Singapore cannot retreat to closed-door policies without undermining our economic model. The best alternative is keep strengthening its prevention and detection mechanisms.

Critics sometimes argue that Singapore’s business-friendly environment enables money laundering. This misunderstands the dynamics. 

From a capital markets perspective, Singapore faces the opposite criticisms – being over-regulated, with compliance requirements deterring listings and increasing costs. The challenge is not insufficient vigilance, but that any regime balancing openness with security faces exploitation by determined criminals.

The relevant question is whether our response mechanisms improve faster than criminal methods.

THE LONG ROAD AHEAD

Several realities bear acknowledging. Asset seizure is not asset forfeiture: When criminal syndicates and activities are outside Singapore’s jurisdiction, permanent recovery will be lengthy. 

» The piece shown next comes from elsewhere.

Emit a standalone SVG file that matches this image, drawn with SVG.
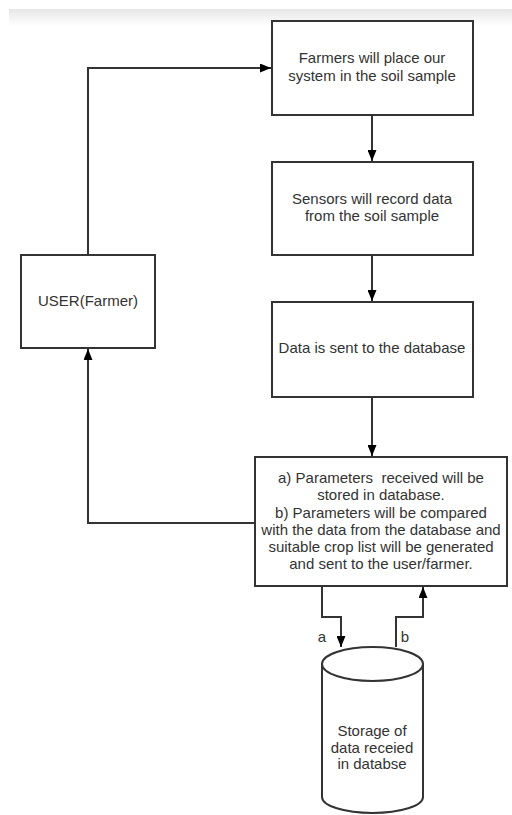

Recent legislative reforms have eased prosecutorial burdens. Under the Anti-Money Laundering and Other Matters Act 2024, prosecutors need only show that the accused “knew or had reasonable grounds to believe” they were dealing with criminal proceeds, without having to trace every dollar back to a specific predicate crime. But cross-border complexities remain substantial.

More broadly, financial crime is changing. Traditional categories – money laundering, fraud, trafficking – increasingly converge within single enterprises. 

The evolution of Singapore’s frameworks is underway. But as long as Singapore remains a premier financial centre, it will continue being targeted by sophisticated networks.

The measure of success is not eliminating money laundering entirely. It is ensuring our detection and response capabilities evolve as fast as criminal methods. On that measure, recent actions suggest Singapore is moving in the right direction.

Ben Chester Cheong is a law lecturer and MOE-Start scholar at the Singapore University of Social Sciences. He is Visiting Fellow in Law at Reading and Associate Academic Fellow at NUS Asia-Pacific Centre for Environmental Law. He is also a lawyer at RHTLaw Asia.